Première
par Christophe Narbonne
Alain Guiraudie aurait pu imaginer cette histoire (vraie) : celle de Paul Grappe, un déserteur de la première guerre mondiale qui, pour vivre au grand jour sans se faire repérer, décide, à l’instigation de son épouse, de se travestir en femme ; prenant goût à sa nouvelle identité (et à une sexualité débridée), il délaisse Louise qui va tenter de le ramener à la r(m)aison.
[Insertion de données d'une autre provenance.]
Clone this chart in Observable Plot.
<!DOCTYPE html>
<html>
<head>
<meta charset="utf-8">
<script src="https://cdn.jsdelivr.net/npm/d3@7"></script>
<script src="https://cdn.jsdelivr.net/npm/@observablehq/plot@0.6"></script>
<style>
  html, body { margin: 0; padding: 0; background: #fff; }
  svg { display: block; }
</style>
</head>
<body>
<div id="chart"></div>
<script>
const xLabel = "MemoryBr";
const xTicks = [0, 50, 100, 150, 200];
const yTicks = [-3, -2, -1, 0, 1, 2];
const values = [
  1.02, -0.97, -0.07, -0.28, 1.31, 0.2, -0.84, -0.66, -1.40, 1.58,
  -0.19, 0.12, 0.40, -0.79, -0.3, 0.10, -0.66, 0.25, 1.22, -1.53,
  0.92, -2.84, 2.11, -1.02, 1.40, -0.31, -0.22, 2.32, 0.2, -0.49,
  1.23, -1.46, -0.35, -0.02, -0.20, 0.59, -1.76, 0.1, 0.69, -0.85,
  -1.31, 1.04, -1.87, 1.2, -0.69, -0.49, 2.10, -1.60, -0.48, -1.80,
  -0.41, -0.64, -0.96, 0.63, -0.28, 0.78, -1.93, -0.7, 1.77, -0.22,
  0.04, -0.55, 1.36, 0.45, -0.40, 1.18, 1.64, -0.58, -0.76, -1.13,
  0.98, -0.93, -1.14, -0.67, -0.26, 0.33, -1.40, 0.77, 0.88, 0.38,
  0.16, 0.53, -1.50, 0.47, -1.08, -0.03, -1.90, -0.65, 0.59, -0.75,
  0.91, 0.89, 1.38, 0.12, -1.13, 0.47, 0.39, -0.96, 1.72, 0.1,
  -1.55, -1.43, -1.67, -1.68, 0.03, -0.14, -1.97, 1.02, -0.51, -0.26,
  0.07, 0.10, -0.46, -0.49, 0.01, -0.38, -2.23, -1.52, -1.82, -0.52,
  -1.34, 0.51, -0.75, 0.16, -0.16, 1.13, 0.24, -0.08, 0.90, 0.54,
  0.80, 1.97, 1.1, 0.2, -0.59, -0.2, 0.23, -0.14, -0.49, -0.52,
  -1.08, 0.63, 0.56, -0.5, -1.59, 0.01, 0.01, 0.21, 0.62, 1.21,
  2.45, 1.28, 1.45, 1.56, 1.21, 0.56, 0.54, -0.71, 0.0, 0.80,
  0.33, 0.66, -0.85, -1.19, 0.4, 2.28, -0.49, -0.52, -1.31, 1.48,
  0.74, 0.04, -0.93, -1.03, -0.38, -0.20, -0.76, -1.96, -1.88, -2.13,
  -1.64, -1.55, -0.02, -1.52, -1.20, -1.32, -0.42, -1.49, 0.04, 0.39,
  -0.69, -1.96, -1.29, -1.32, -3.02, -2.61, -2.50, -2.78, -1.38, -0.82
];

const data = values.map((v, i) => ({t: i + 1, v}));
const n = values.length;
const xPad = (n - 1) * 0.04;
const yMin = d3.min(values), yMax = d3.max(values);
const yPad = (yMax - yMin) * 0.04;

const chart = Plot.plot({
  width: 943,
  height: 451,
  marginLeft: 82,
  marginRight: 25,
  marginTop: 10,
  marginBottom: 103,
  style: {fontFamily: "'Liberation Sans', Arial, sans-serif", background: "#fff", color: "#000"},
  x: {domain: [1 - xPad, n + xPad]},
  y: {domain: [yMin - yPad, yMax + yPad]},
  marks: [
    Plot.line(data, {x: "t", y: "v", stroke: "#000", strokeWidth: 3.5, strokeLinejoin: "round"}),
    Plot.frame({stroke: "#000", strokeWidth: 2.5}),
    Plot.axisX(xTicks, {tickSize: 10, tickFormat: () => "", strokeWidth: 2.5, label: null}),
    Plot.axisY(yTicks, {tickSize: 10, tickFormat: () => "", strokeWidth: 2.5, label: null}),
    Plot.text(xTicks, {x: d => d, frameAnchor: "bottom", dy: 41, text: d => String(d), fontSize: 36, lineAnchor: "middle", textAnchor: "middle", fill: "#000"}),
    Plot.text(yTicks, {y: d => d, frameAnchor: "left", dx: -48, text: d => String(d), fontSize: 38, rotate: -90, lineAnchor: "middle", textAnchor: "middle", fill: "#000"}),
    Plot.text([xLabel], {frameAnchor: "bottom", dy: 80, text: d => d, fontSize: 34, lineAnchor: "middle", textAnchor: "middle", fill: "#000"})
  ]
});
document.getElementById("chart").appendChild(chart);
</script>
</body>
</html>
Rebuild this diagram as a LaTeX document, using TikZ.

Le réalisateur de L’Inconnu du Lac en aurait sans doute tiré une grande comédie picaresque, cul et absurde, soit précisément l’inverse de ce que recherche André Téchiné, davantage préoccupé par la vérité des êtres et par le réalisme des situations –symbolisé par l’atelier de couture studieux où travaille Louise Grappe. Peu de folie donc, bien que le sujet s’y prêtât (le facétieux Michel Cau, monsieur Loyal d’un cabaret décadent, apporte la dose minimale d’extravagance), mais beaucoup de passion rongeant les personnages de l’intérieur. Aux grandes questions identitaires et sociales posées par la transformation radicale de Paul (par ailleurs victime d’un syndrome post-traumatique auquel le film fait discrètement allusion), Téchiné préfère aussi le lustre moins flamboyant de la crise de couple traitée frontalement, sans chichis. Il y a chez lui une forme de résistance au glamour et a l’épique qui friserait presque le snobisme si, au détour d’une scène de ménage tonitruante, il ne venait nous rappeler que la force de son cinéma viscéral tient dans ce déchaînement de l’intime face aux forces irréversibles de la fatalité.